## GIVEN REQUEST:
Extract each line of the data below exactly as written.

## DATA ROWS:
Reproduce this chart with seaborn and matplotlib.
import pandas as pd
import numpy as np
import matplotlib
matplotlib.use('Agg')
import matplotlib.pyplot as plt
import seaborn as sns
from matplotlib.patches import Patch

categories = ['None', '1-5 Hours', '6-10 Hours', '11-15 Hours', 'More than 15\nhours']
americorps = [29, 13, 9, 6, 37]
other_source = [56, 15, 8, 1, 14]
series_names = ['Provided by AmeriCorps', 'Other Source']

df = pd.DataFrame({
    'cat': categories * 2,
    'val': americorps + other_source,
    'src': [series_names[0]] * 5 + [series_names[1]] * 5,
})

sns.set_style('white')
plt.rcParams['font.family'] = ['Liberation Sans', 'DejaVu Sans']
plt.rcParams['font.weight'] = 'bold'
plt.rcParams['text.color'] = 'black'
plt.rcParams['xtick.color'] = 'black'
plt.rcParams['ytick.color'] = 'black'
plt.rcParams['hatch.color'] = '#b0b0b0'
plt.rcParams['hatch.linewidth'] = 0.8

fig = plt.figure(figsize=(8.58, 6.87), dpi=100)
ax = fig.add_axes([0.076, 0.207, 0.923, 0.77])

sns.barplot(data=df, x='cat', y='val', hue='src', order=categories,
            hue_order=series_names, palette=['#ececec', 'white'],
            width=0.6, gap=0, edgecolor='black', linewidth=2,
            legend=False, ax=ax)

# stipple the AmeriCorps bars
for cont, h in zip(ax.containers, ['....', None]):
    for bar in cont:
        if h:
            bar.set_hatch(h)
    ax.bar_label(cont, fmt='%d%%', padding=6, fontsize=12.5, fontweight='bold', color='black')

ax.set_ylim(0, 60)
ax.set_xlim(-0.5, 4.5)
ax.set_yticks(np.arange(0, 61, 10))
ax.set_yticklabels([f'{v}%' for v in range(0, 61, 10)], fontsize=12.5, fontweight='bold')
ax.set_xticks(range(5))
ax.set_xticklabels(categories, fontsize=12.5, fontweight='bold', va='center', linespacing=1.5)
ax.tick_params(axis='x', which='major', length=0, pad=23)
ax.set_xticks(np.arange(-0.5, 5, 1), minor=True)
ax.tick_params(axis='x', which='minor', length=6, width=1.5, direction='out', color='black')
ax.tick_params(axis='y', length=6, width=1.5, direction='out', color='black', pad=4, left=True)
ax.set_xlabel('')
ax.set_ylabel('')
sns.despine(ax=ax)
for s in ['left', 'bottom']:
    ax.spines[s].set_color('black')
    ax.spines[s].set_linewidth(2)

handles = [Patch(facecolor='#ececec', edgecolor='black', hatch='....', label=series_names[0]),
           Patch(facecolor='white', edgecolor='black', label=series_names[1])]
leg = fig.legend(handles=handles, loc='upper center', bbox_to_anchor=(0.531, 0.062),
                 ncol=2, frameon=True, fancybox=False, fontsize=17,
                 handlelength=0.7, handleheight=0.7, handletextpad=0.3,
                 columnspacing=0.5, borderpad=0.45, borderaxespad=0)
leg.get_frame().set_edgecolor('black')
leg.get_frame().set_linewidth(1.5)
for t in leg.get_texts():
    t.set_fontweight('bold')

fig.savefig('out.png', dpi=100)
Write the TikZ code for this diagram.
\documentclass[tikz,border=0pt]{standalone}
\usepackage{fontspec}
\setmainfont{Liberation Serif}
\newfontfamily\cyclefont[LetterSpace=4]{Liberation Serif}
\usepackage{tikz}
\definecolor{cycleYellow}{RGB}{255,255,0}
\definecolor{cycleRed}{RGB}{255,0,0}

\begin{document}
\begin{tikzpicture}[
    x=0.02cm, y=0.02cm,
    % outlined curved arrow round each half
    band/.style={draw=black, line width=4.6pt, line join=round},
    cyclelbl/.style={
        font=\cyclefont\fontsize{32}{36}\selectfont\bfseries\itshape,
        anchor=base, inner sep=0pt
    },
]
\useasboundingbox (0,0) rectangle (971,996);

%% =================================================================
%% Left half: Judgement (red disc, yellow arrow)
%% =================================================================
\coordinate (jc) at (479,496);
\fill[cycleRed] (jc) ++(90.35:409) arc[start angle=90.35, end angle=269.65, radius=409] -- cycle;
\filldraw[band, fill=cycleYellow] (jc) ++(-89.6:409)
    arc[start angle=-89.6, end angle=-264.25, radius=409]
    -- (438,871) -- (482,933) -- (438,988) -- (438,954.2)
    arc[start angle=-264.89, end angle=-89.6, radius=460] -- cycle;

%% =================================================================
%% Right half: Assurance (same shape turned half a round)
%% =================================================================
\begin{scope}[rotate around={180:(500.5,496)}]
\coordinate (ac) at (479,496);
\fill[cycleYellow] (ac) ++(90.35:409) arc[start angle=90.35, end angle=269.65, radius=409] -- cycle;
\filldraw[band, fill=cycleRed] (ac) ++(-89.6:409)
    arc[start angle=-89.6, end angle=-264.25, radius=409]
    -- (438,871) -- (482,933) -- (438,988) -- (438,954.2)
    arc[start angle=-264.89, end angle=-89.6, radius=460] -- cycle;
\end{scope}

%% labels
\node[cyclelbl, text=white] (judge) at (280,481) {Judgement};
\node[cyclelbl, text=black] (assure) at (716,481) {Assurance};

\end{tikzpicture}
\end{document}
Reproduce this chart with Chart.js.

## ANSWER TO THE TASK:
Reproduce this chart with seaborn and matplotlib.
import pandas as pd
import numpy as np
import matplotlib
matplotlib.use('Agg')
import matplotlib.pyplot as plt
import seaborn as sns
from matplotlib.patches import Patch

categories = ['None', '1-5 Hours', '6-10 Hours', '11-15 Hours', 'More than 15\nhours']
americorps = [29, 13, 9, 6, 37]
other_source = [56, 15, 8, 1, 14]
series_names = ['Provided by AmeriCorps', 'Other Source']

df = pd.DataFrame({
    'cat': categories * 2,
    'val': americorps + other_source,
    'src': [series_names[0]] * 5 + [series_names[1]] * 5,
})

sns.set_style('white')
plt.rcParams['font.family'] = ['Liberation Sans', 'DejaVu Sans']
plt.rcParams['font.weight'] = 'bold'
plt.rcParams['text.color'] = 'black'
plt.rcParams['xtick.color'] = 'black'
plt.rcParams['ytick.color'] = 'black'
plt.rcParams['hatch.color'] = '#b0b0b0'
plt.rcParams['hatch.linewidth'] = 0.8

fig = plt.figure(figsize=(8.58, 6.87), dpi=100)
ax = fig.add_axes([0.076, 0.207, 0.923, 0.77])

sns.barplot(data=df, x='cat', y='val', hue='src', order=categories,
            hue_order=series_names, palette=['#ececec', 'white'],
            width=0.6, gap=0, edgecolor='black', linewidth=2,
            legend=False, ax=ax)

# stipple the AmeriCorps bars
for cont, h in zip(ax.containers, ['....', None]):
    for bar in cont:
        if h:
            bar.set_hatch(h)
    ax.bar_label(cont, fmt='%d%%', padding=6, fontsize=12.5, fontweight='bold', color='black')

ax.set_ylim(0, 60)
ax.set_xlim(-0.5, 4.5)
ax.set_yticks(np.arange(0, 61, 10))
ax.set_yticklabels([f'{v}%' for v in range(0, 61, 10)], fontsize=12.5, fontweight='bold')
ax.set_xticks(range(5))
ax.set_xticklabels(categories, fontsize=12.5, fontweight='bold', va='center', linespacing=1.5)
ax.tick_params(axis='x', which='major', length=0, pad=23)
ax.set_xticks(np.arange(-0.5, 5, 1), minor=True)
ax.tick_params(axis='x', which='minor', length=6, width=1.5, direction='out', color='black')
ax.tick_params(axis='y', length=6, width=1.5, direction='out', color='black', pad=4, left=True)
ax.set_xlabel('')
ax.set_ylabel('')
sns.despine(ax=ax)
for s in ['left', 'bottom']:
    ax.spines[s].set_color('black')
    ax.spines[s].set_linewidth(2)

handles = [Patch(facecolor='#ececec', edgecolor='black', hatch='....', label=series_names[0]),
           Patch(facecolor='white', edgecolor='black', label=series_names[1])]
leg = fig.legend(handles=handles, loc='upper center', bbox_to_anchor=(0.531, 0.062),
                 ncol=2, frameon=True, fancybox=False, fontsize=17,
                 handlelength=0.7, handleheight=0.7, handletextpad=0.3,
                 columnspacing=0.5, borderpad=0.45, borderaxespad=0)
leg.get_frame().set_edgecolor('black')
leg.get_frame().set_linewidth(1.5)
for t in leg.get_texts():
    t.set_fontweight('bold')

fig.savefig('out.png', dpi=100)
Write the TikZ code for this diagram.
\documentclass[tikz,border=0pt]{standalone}
\usepackage{fontspec}
\setmainfont{Liberation Serif}
\newfontfamily\cyclefont[LetterSpace=4]{Liberation Serif}
\usepackage{tikz}
\definecolor{cycleYellow}{RGB}{255,255,0}
\definecolor{cycleRed}{RGB}{255,0,0}

\begin{document}
\begin{tikzpicture}[
    x=0.02cm, y=0.02cm,
    % outlined curved arrow round each half
    band/.style={draw=black, line width=4.6pt, line join=round},
    cyclelbl/.style={
        font=\cyclefont\fontsize{32}{36}\selectfont\bfseries\itshape,
        anchor=base, inner sep=0pt
    },
]
\useasboundingbox (0,0) rectangle (971,996);

%% =================================================================
%% Left half: Judgement (red disc, yellow arrow)
%% =================================================================
\coordinate (jc) at (479,496);
\fill[cycleRed] (jc) ++(90.35:409) arc[start angle=90.35, end angle=269.65, radius=409] -- cycle;
\filldraw[band, fill=cycleYellow] (jc) ++(-89.6:409)
    arc[start angle=-89.6, end angle=-264.25, radius=409]
    -- (438,871) -- (482,933) -- (438,988) -- (438,954.2)
    arc[start angle=-264.89, end angle=-89.6, radius=460] -- cycle;

%% =================================================================
%% Right half: Assurance (same shape turned half a round)
%% =================================================================
\begin{scope}[rotate around={180:(500.5,496)}]
\coordinate (ac) at (479,496);
\fill[cycleYellow] (ac) ++(90.35:409) arc[start angle=90.35, end angle=269.65, radius=409] -- cycle;
\filldraw[band, fill=cycleRed] (ac) ++(-89.6:409)
    arc[start angle=-89.6, end angle=-264.25, radius=409]
    -- (438,871) -- (482,933) -- (438,988) -- (438,954.2)
    arc[start angle=-264.89, end angle=-89.6, radius=460] -- cycle;
\end{scope}

%% labels
\node[cyclelbl, text=white] (judge) at (280,481) {Judgement};
\node[cyclelbl, text=black] (assure) at (716,481) {Assurance};

\end{tikzpicture}
\end{document}
Reproduce this chart with Chart.js.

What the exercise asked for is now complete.